Ravi Mohan's Blog

Monday, May 08, 2006

Abandoning Agile

My friend Yogi said in a chat session recently, "I havent seen your blog entry renouncing all things agile!"

Yogi, your wish is my command. here it is.

Bill Caputo said it much better than I ever could. So I'll borrow from his blog entry.

"...In short,... I am formally retiring from Agile Evangelism (something I lost the heart for some time ago), and simply becoming an Agile Private-Citizen. Thus, I expect that the tone of my writing will shift somewhat as I no longer care (and truthfully haven't for some time) whether the world adopts XP -- or even whether anyone does -- I am simply interested in building software to the best of my ability, working with others of like mind, and flat-out outperforming others using the techniques and tools that I have learned how to use over the past several years. That anyone familiar with XP would immediately recognize its strong impact on the nature of our software development project is almost (but not quite) irrelevant to that goal. ..."

Of course the difference between Bill's position and mine is that he still continues to use XP. He just doesn't evangelize it. The kind of problems on which I'll be working for the rest of the year (and hopefully, for the rest of my life) shift the context of development so much that most of the practices and assumptions of XP/Agile just don't make sense anymore. The only surviving practices are the constantly growing test suite (no more test first) run periodically and a very attenuated Continous Integration step. Where Bill is an Agile Private Citizen, I am an Agile Ex-Citizen.
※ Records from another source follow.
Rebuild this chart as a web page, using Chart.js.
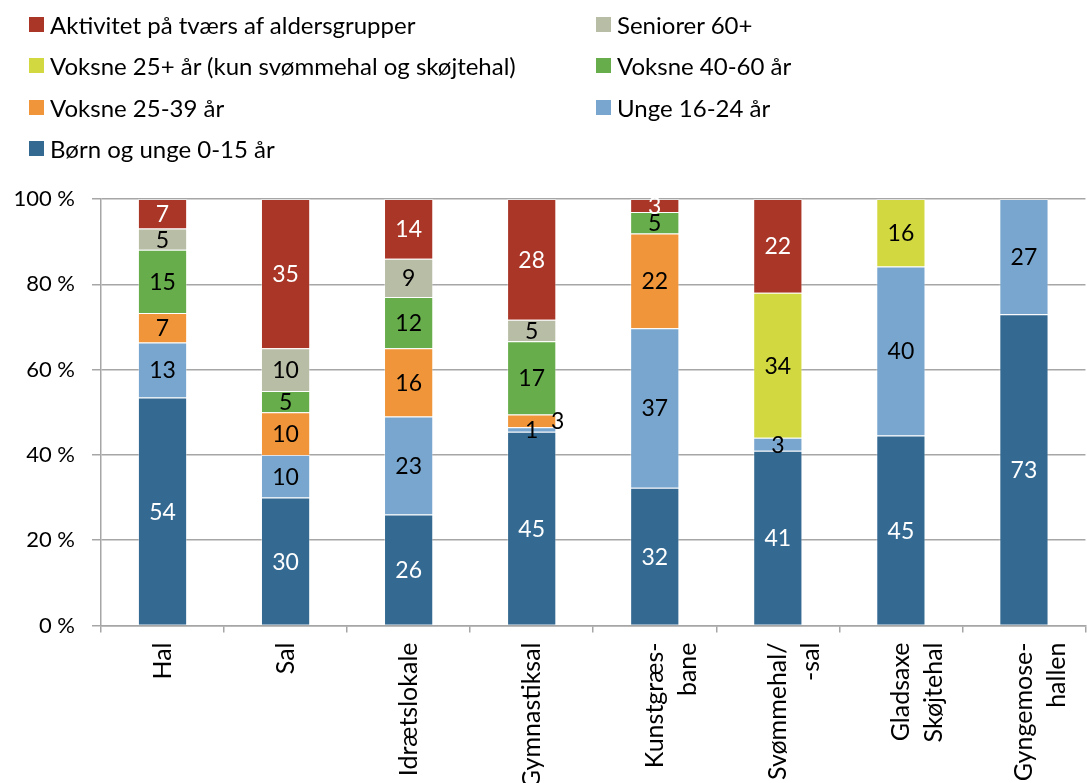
<!DOCTYPE html>
<html>
<head>
<meta charset="utf-8">
<script src="https://cdn.jsdelivr.net/npm/chart.js@4.4.1/dist/chart.umd.min.js"></script>
<style>
	html, body { margin: 0; padding: 0; background: #fff; overflow: hidden; }
	#wrap { position: relative; width: 1087px; height: 783px; overflow: hidden; }
	#cnv { position: absolute; left: 0; top: 0; }
	#legend { position: absolute; left: 0; top: 0; font-family: Lato, sans-serif; font-size: 24px; color: #000; }
	.item { position: absolute; display: flex; align-items: center; height: 30px; white-space: nowrap; }
	.box { width: 15px; height: 15px; margin-right: 6px; }
</style>
</head>
<body>
<div id="wrap">
	<canvas id="cnv" width="1100" height="783"></canvas>
	<div id="legend"></div>
</div>
<script>
// categories (x axis)
var kategorier = ["Hal", "Sal", "Idrætslokale", "Gymnastiksal", ["Kunstgræs-", "bane"], ["Svømmehal/", "-sal"], ["Gladsaxe", "Skøjtehal"], ["Gyngemose-", "hallen"]];

// series values (as printed in the bars)
var born     = [54, 30, 26, 45, 32, 41, 45, 73];
var unge     = [13, 10, 23, 1, 37, 3, 40, 27];
var v2539    = [7, 10, 16, 3, 22, null, null, null];
var v4060    = [15, 5, 12, 17, 5, null, null, null];
var v25plus  = [null, null, null, null, null, 34, 16, null];
var seniorer = [5, 10, 9, 5, null, null, null, null];
var aktivitet = [7, 35, 14, 28, 3, 22, null, null];

// y axis ticks
var yTicks = [0, 20, 40, 60, 80, 100];

var serier = [
	{ navn: "Børn og unge 0-15 år", data: born, farve: "#346a92", tekst: "#fff" },
	{ navn: "Unge 16-24 år", data: unge, farve: "#79a6cf", tekst: "#000" },
	{ navn: "Voksne 25-39 år", data: v2539, farve: "#f0953a", tekst: "#000" },
	{ navn: "Voksne 40-60 år", data: v4060, farve: "#67ad4b", tekst: "#000" },
	{ navn: "Voksne 25+ år (kun svømmehal og skøjtehal)", data: v25plus, farve: "#d2d840", tekst: "#000" },
	{ navn: "Seniorer 60+", data: seniorer, farve: "#b8bda6", tekst: "#000" },
	{ navn: "Aktivitet på tværs af aldersgrupper", data: aktivitet, farve: "#a93626", tekst: "#fff" }
];

// column totals, so each bar is stacked to 100 %
var total = kategorier.map(function(k, i){
	var s = 0;
	serier.forEach(function(se){ s += se.data[i] || 0; });
	return s;
});

// legend (two columns, reversed order like the original)
var legendOrder = [6, 5, 4, 3, 2, 1, 0];
var legendEl = document.getElementById("legend");
legendOrder.forEach(function(idx, n){
	var row = Math.floor(n / 2), col = n % 2;
	var d = document.createElement("div");
	d.className = "item";
	d.style.left = (col === 0 ? 29 : 596) + "px";
	d.style.top = (24.5 + row * 41.3 - 15) + "px";
	d.innerHTML = '<span class="box" style="background:' + serier[idx].farve + '"></span>' + serier[idx].navn;
	legendEl.appendChild(d);
});

var labelPlugin = {
	id: "barLabels",
	afterDatasetsDraw: function(chart){
		var ctx = chart.ctx;
		ctx.save();
		ctx.font = "23px Lato";
		ctx.textAlign = "center";
		ctx.textBaseline = "middle";
		chart.data.datasets.forEach(function(ds, di){
			var meta = chart.getDatasetMeta(di);
			meta.data.forEach(function(bar, i){
				var v = ds.raw[i];
				if (v === null || v === undefined) return;
				var x = bar.x, y = (bar.y + bar.base) / 2 + 1;
				// the small orange label in Gymnastiksal sits beside the bar
				if (di === 2 && i === 3) { x += 26; }
				ctx.fillStyle = ds.tekst;
				ctx.fillText(String(v), x, y);
			});
		});
		ctx.restore();
	}
};

document.fonts.load("23px Lato").then(function(){
	Chart.defaults.font.family = "Lato";
	Chart.defaults.color = "#000";

	var datasets = serier.map(function(se){
		return {
			label: se.navn,
			raw: se.data,
			tekst: se.tekst,
			data: se.data.map(function(v, i){ return v === null ? null : v / total[i] * 100; }),
			backgroundColor: se.farve,
			borderColor: "rgba(255,255,255,0.35)",
			borderWidth: 1,
			barPercentage: 0.4,
			categoryPercentage: 1
		};
	});

	new Chart(document.getElementById("cnv").getContext("2d"), {
		type: "bar",
		data: { labels: kategorier, datasets: datasets },
		options: {
			responsive: false,
			animation: false,
			devicePixelRatio: 1,
			layout: { padding: { top: 199, right: 1, left: 0, bottom: 0 } },
			plugins: { legend: { display: false }, tooltip: { enabled: false } },
			scales: {
				x: {
					stacked: true,
					grid: { drawOnChartArea: false, drawTicks: true, tickLength: 7, color: "#a6a6a6", lineWidth: 1.5 },
					border: { color: "#a6a6a6", width: 1.5 },
					ticks: { minRotation: 90, maxRotation: 90, autoSkip: false, padding: 10, font: { size: 25, lineHeight: 1.32 }, color: "#000" },
					afterFit: function(s){ s.height = 157.5; }
				},
				y: {
					stacked: true,
					min: 0, max: 100,
					afterBuildTicks: function(s){ s.ticks = yTicks.map(function(v){ return { value: v }; }); },
					grid: { color: "#a6a6a6", lineWidth: 1.5, tickLength: 9 },
					border: { color: "#a6a6a6", width: 1.5 },
					ticks: { padding: 17, font: { size: 22 }, color: "#000", callback: function(v){ return v + " %"; } },
					afterFit: function(s){ s.width = 101; }
				}
			}
		},
		plugins: [labelPlugin]
	});
});
</script>
</body>
</html>
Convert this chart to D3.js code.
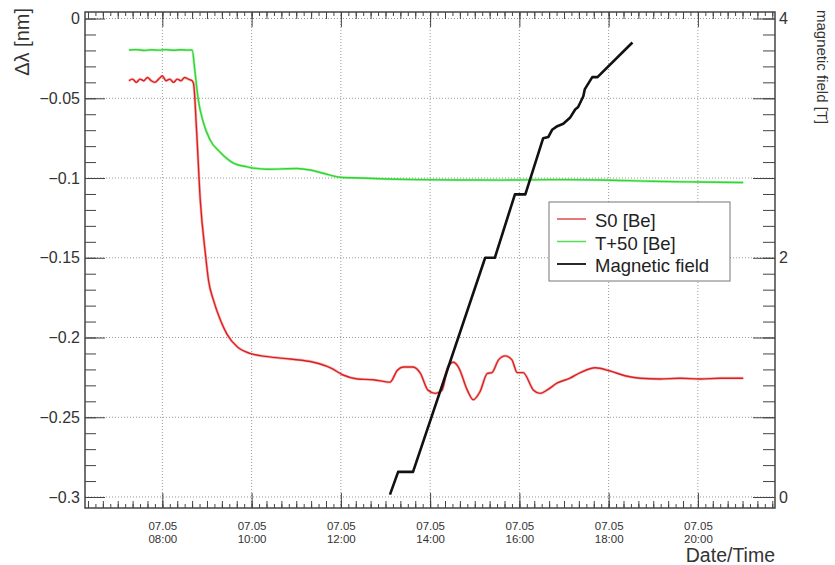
<!DOCTYPE html>
<html>
<head>
<meta charset="utf-8">
<script src="https://cdn.jsdelivr.net/npm/d3@7"></script>
<style>
body { margin: 0; background: #fff; }
svg { font-family: "Liberation Sans", Arial, Helvetica, sans-serif; }
</style>
</head>
<body>
<svg width="835" height="565"></svg>
<script>
// ---- data ----
var dayLabel = "07.05"

var s0Time = ["07:15","07:20","07:25","07:30","07:35","07:40","07:45","07:50","07:55","08:00",
  "08:05","08:10","08:15","08:20","08:25","08:30","08:35","08:40","08:42","08:46","08:51","08:58",
  "09:02","09:09","09:18","09:27","09:41","09:58","10:21","10:52","11:23","11:46","12:03","12:22",
  "12:44","13:06","13:16","13:24","13:37","13:47","13:57","14:07","14:16","14:24","14:31","14:38",
  "14:50","14:58","15:07","15:17","15:23","15:32","15:41","15:50","15:57","16:05","16:19","16:28",
  "16:37","16:51","17:08","17:22","17:42","18:02","18:22","18:42","19:09","19:36","20:03","20:30","21:01"]
var s0Value = [-0.039,-0.038,-0.040,-0.038,-0.039,-0.037,-0.039,-0.040,-0.038,-0.036,
  -0.039,-0.038,-0.040,-0.038,-0.039,-0.037,-0.038,-0.039,-0.041,-0.070,-0.114,-0.148,
  -0.164,-0.177,-0.189,-0.198,-0.206,-0.210,-0.212,-0.2135,-0.2155,-0.219,-0.2235,-0.226,
  -0.2265,-0.228,-0.2205,-0.2185,-0.2185,-0.2225,-0.233,-0.235,-0.233,-0.2185,-0.2155,-0.2185,
  -0.233,-0.239,-0.234,-0.2225,-0.222,-0.214,-0.2115,-0.214,-0.222,-0.222,-0.233,-0.235,
  -0.233,-0.2285,-0.2255,-0.222,-0.219,-0.221,-0.224,-0.2255,-0.226,-0.2255,-0.226,-0.2255,-0.2255]

var tTime = ["07:15","07:25","07:35","07:45","07:55","08:05","08:15","08:25","08:35","08:40",
  "08:44","08:48","08:55","09:04","09:18","09:35","09:54","10:21","11:01","11:19","11:36","11:59",
  "12:26","12:53","13:47","14:40","15:34","16:40","17:49","18:56","20:03","21:01"]
var tValue = [-0.0197,-0.0195,-0.0200,-0.0196,-0.0198,-0.0195,-0.0199,-0.0196,-0.0198,-0.0197,
  -0.034,-0.050,-0.065,-0.076,-0.084,-0.0905,-0.093,-0.0945,-0.094,-0.095,-0.097,-0.0995,
  -0.100,-0.1005,-0.101,-0.1012,-0.1013,-0.101,-0.1012,-0.102,-0.1025,-0.1028]

var bTime = ["13:06","13:17","13:37","15:14","15:27","15:54","16:08","16:32","16:39","16:44",
  "16:51","16:59","17:08","17:15","17:19","17:26","17:28","17:38","17:45","18:32"]
var bValue = [0.02,0.21,0.21,2.0,2.0,2.53,2.53,3.0,3.01,3.07,
  3.10,3.12,3.17,3.24,3.26,3.35,3.41,3.51,3.51,3.80]

var yTicks = [0,-0.05,-0.1,-0.15,-0.2,-0.25,-0.3]
var yTickLabels = ["0","\u22120.05","\u22120.1","\u22120.15","\u22120.2","\u22120.25","\u22120.3"]
var bTicks = [0,2,4]
var xTickHours = ["08:00","10:00","12:00","14:00","16:00","18:00","20:00"]
var legendNames = ["S0 [Be]","T+50 [Be]","Magnetic field"]

// ---- setup ----
var svg = d3.select("svg")
var parse = d3.timeParse("%H:%M")
var L = 85, R = 775, T = 12, B = 508
var ink = "#444", txt = "#333"

var x = d3.scaleTime()
    .domain([parse("06:16"), d3.timeSecond.offset(parse("21:43"), 40)])
    .range([L, R])
var y = d3.scaleLinear().domain([-0.3069, 0.0041]).range([B, T])
// right axis is tied to the left one: -0.3 -> 0 T, 0 -> 4 T
var yB = d3.scaleLinear()
    .domain([(-0.3069+0.3)/0.075, (0.0041+0.3)/0.075]).range([B, T])

// grid
var grid = svg.append("g")
grid.selectAll(".gx").data(xTickHours).enter().append("line")
    .attr("x1", function(d){ return x(parse(d)) }).attr("x2", function(d){ return x(parse(d)) })
    .attr("y1", T).attr("y2", B)
    .attr("stroke", "#999").attr("stroke-dasharray", "1,2")
grid.selectAll(".gy").data(yTicks).enter().append("line")
    .attr("x1", L).attr("x2", R)
    .attr("y1", function(d){ return y(d) }).attr("y2", function(d){ return y(d) })
    .attr("stroke", "#999").attr("stroke-dasharray", "1,2")

// ---- curves ----
function series(times, vals) {
    return times.map(function(t, i){ return [parse(t), vals[i]] })
}
var lineY = d3.line().x(function(d){ return x(d[0]) }).y(function(d){ return y(d[1]) })
    .curve(d3.curveMonotoneX)
var lineB = d3.line().x(function(d){ return x(d[0]) }).y(function(d){ return yB(d[1]) })

// a soft halo under the thin lines, the measured data is noisy
svg.append("path").datum(series(tTime, tValue)).attr("d", lineY)
    .attr("fill", "none").attr("stroke", "#2fd62f").attr("stroke-width", 2.6).attr("opacity", 0.35)
svg.append("path").datum(series(tTime, tValue)).attr("d", lineY)
    .attr("fill", "none").attr("stroke", "#2fd62f").attr("stroke-width", 1.4)
svg.append("path").datum(series(s0Time, s0Value)).attr("d", lineY)
    .attr("fill", "none").attr("stroke", "#dd1f1f").attr("stroke-width", 2.8).attr("opacity", 0.3)
svg.append("path").datum(series(s0Time, s0Value)).attr("d", lineY)
    .attr("fill", "none").attr("stroke", "#dd1f1f").attr("stroke-width", 1.4)
svg.append("path").datum(series(bTime, bValue)).attr("d", lineB)
    .attr("fill", "none").attr("stroke", "#111").attr("stroke-width", 2.6)
    .attr("stroke-linejoin", "round")

// ---- axes ----
function axisStyle(g) {
    g.select(".domain").remove()
    g.selectAll(".tick line").attr("stroke", ink)
    g.selectAll(".tick text").attr("fill", txt)
}

var hours2 = xTickHours.map(parse)
var min10 = d3.timeMinute.every(10).range(x.domain()[0], x.domain()[1])
var min20 = min10.filter(function(d){ return d.getMinutes() % 20 == 0 })

// bottom
svg.append("g").attr("transform", "translate(0,"+B+")")
    .call(d3.axisBottom(x).tickValues(min10).tickSize(-4).tickFormat("")).call(axisStyle)
svg.append("g").attr("transform", "translate(0,"+B+")")
    .call(d3.axisBottom(x).tickValues(min20).tickSize(-7).tickFormat("")).call(axisStyle)
var xb = svg.append("g").attr("transform", "translate(0,"+B+")")
    .call(d3.axisBottom(x).tickValues(hours2).tickSize(-15).tickPadding(0)
    .tickFormat(function(){ return dayLabel })).call(axisStyle)
xb.selectAll(".tick text").attr("font-size", 11.5).attr("dy", null).attr("y", 22)
// second label line (hour) under the date
xb.selectAll(".tick").append("text")
    .attr("fill", txt).attr("font-size", 11.5).attr("y", 35)
    .text(d3.timeFormat("%H:%M"))

// top (mirrored ticks only)
svg.append("g").attr("transform", "translate(0,"+T+")")
    .call(d3.axisTop(x).tickValues(min10).tickSize(-4).tickFormat("")).call(axisStyle)
svg.append("g").attr("transform", "translate(0,"+T+")")
    .call(d3.axisTop(x).tickValues(min20).tickSize(-7).tickFormat("")).call(axisStyle)
svg.append("g").attr("transform", "translate(0,"+T+")")
    .call(d3.axisTop(x).tickValues(hours2).tickSize(-15).tickFormat("")).call(axisStyle)

// left
var yMinor = d3.range(0, 31).map(function(i){ return -i/100 })
svg.append("g").attr("transform", "translate("+L+",0)")
    .call(d3.axisLeft(y).tickValues(yMinor).tickSize(-11).tickFormat("")).call(axisStyle)
var yl = svg.append("g").attr("transform", "translate("+L+",0)")
    .call(d3.axisLeft(y).tickValues(yTicks).tickSize(-20).tickPadding(5)
    .tickFormat(function(d, i){ return yTickLabels[i] })).call(axisStyle)
yl.selectAll(".tick text").attr("font-size", 16)

// right: mirrored ticks + magnetic field labels
svg.append("g").attr("transform", "translate("+R+",0)")
    .call(d3.axisLeft(y).tickValues(yMinor).tickSize(12).tickFormat("")).call(axisStyle)
svg.append("g").attr("transform", "translate("+R+",0)")
    .call(d3.axisLeft(y).tickValues(yTicks).tickSize(22).tickFormat("")).call(axisStyle)
var yr = svg.append("g").attr("transform", "translate("+R+",0)")
    .call(d3.axisRight(yB).tickValues(bTicks).tickSize(0).tickPadding(4)
    .tickFormat(d3.format("d"))).call(axisStyle)
yr.selectAll(".tick text").attr("font-size", 16)

// frame
svg.append("rect").attr("x", L).attr("y", T).attr("width", R-L).attr("height", B-T)
    .attr("fill", "none").attr("stroke", ink).attr("stroke-width", 1.5)

// titles
svg.append("text").attr("transform", "translate(29,8) rotate(-90)")
    .attr("text-anchor", "end").attr("font-size", 20).attr("fill", txt)
    .text("\u0394\u03bb [nm]")
svg.append("text").attr("transform", "translate(817,10) rotate(90)")
    .attr("text-anchor", "start").attr("font-size", 15).attr("fill", txt)
    .text("magnetic field [T]")
svg.append("text").attr("x", R).attr("y", 562)
    .attr("text-anchor", "end").attr("font-size", 19.5).attr("fill", txt)
    .text("Date/Time")

// legend
var lg = svg.append("g")
lg.append("rect").attr("x", 549).attr("y", 202).attr("width", 181).attr("height", 79)
    .attr("fill", "#fff").attr("stroke", "#777").attr("stroke-width", 1)
var lgColors = ["#e04a4a", "#55dd55", "#111"]
var lgWidth = [1.5, 1.5, 1.8]
legendNames.forEach(function(name, i){
    var yy = 219 + i*22.5
    lg.append("line").attr("x1", 557).attr("x2", 586).attr("y1", yy).attr("y2", yy)
        .attr("stroke", lgColors[i]).attr("stroke-width", lgWidth[i])
    lg.append("text").attr("x", 595).attr("y", yy+8).attr("font-size", 18.5)
        .attr("fill", "#222").text(name)
})
</script>
</body>
</html>
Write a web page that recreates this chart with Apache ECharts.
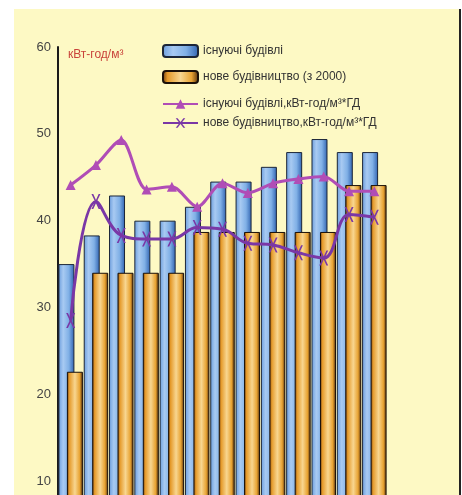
<!DOCTYPE html>
<html>
<head>
<meta charset="utf-8">
<script src="https://cdn.jsdelivr.net/npm/echarts@6/dist/echarts.min.js"></script>
<style>
  html, body { margin: 0; padding: 0; background: #fff; overflow: hidden; }
  #chart { width: 462px; height: 580px; }
</style>
</head>
<body>
<div id="chart"></div>
<script>
var categories = ['1', '2', '3', '4', '5', '6', '7', '8', '9', '10', '11', '12', '13'];
var existing = [35, 38.3, 42.9, 40, 40, 41.6, 44.5, 44.5, 46.2, 47.9, 49.4, 47.9, 47.9];
var newBuild = [22.6, 34, 34, 34, 34, 38.7, 38.7, 38.7, 38.7, 38.7, 38.7, 44.1, 44.1];
var existingPerDD = [44.1, 46.4, 49.3, 43.6, 43.9, 41.6, 44.3, 43.2, 44.3, 44.8, 45.1, 43.4, 43.4];
var newPerDD = [28.5, 42.2, 38.3, 37.9, 37.9, 39.2, 39.0, 37.4, 37.2, 36.3, 35.7, 40.7, 40.4];
var yTicks = [0, 10, 20, 30, 40, 50, 60];

var names = [
    'існуючі будівлі',
    'нове будівництво (з 2000)',
    'існуючі будівлі,кВт-год/м³*ГД',
    'нове будівництво,кВт-год/м³*ГД'
];

// chart is taller than the window: the lower part of the axis is cut off as in the source
var myChart = echarts.init(document.getElementById('chart'));

var blueFill = new echarts.graphic.LinearGradient(0, 0, 1, 0, [
    {offset: 0, color: '#6a9cdc'},
    {offset: 0.3, color: '#a8caf2'},
    {offset: 0.65, color: '#80b0e6'},
    {offset: 1, color: '#2f62b0'}
]);
var orangeFill = new echarts.graphic.LinearGradient(0, 0, 1, 0, [
    {offset: 0, color: '#5e3410'},
    {offset: 0.15, color: '#e59a2a'},
    {offset: 0.5, color: '#f8d690'},
    {offset: 0.8, color: '#e8a332'},
    {offset: 1, color: '#4e2a0a'}
]);
var xMark = 'path://M0,0L2,0L5,5.5L8,0L10,0L6,7L10,14L8,14L5,8.5L2,14L0,14L4,7Z';

var option = {
    backgroundColor: '#fff',
    animation: false,
    graphic: [
        {type: 'rect', z: 0, shape: {x: 14, y: 9, width: 445, height: 580}, style: {fill: '#fdf9c4'}},
        {type: 'rect', z: 0, shape: {x: 459, y: 9, width: 2, height: 580}, style: {fill: '#222'}},
        {type: 'text', z: 5, left: 68, top: 49,
            style: {text: 'кВт-год/м³', fill: '#c9443b', font: '12px "Liberation Sans"'}}
    ],
    grid: {
        left: 58,
        right: 75,
        top: 47,
        bottom: 12
    },
    legend: [
        {
            left: 157,
            top: 39,
            orient: 'vertical',
            itemWidth: 35,
            itemHeight: 12,
            itemGap: 12,
            textStyle: {color: '#333', fontSize: 12, fontFamily: 'Liberation Sans'},
            data: [names[0], names[1]]
        },
        {
            left: 157,
            top: 93,
            orient: 'vertical',
            itemWidth: 35,
            itemHeight: 12,
            itemGap: 7,
            textStyle: {color: '#333', fontSize: 12, fontFamily: 'Liberation Sans'},
            data: [names[2], names[3]]
        }
    ],
    xAxis: {
        type: 'category',
        data: categories,
        boundaryGap: true,
        axisLine: {show: false},
        axisTick: {show: false},
        axisLabel: {show: false}
    },
    yAxis: {
        type: 'value',
        min: yTicks[0],
        max: yTicks[yTicks.length - 1],
        interval: 10,
        axisLine: {show: true, lineStyle: {color: '#1a1a1a', width: 2}},
        axisTick: {show: false},
        splitLine: {show: false},
        axisLabel: {
            margin: 7,
            color: '#444',
            fontSize: 13,
            fontFamily: 'Liberation Sans'
        }
    },
    series: [
        {
            type: 'bar',
            name: names[0],
            barWidth: 16,
            barGap: '-47%',
            itemStyle: {color: blueFill, borderColor: '#1c2638', borderWidth: 1},
            data: existing
        },
        {
            type: 'bar',
            name: names[1],
            barWidth: 16,
            barGap: '-47%',
            itemStyle: {color: orangeFill, borderColor: '#1a1008', borderWidth: 1},
            data: newBuild
        },
        {
            type: 'line',
            name: names[2],
            smooth: 0.3,
            symbol: 'triangle',
            symbolSize: 10,
            z: 4,
            lineStyle: {color: '#b04db6', width: 3},
            itemStyle: {color: '#b04db6'},
            data: existingPerDD
        },
        {
            type: 'line',
            name: names[3],
            smooth: 0.4,
            symbol: xMark,
            symbolSize: [9, 15],
            z: 4,
            lineStyle: {color: '#7a37a6', width: 3},
            itemStyle: {color: '#7a37a6'},
            data: newPerDD
        }
    ]
};

myChart.setOption(option);
</script>
</body>
</html>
I have also stepped out of the Agile Software Community Of India, a non profit society of which I am a founding member. I may still need to attend one final meeting to elect the next year's office holders, and help resolve some residual organizational issues but that's it. I am done with all things Agile.

It is a great relief. Agile is "hot" these days and all sorts of weirdos crawl out of the wooodwork to scramble on the "Agile" platform and caper and scream to attract "agile consulting" assignments. The politics is sickening. Now I can just shut these folks out and focus on what is more important, writing good software.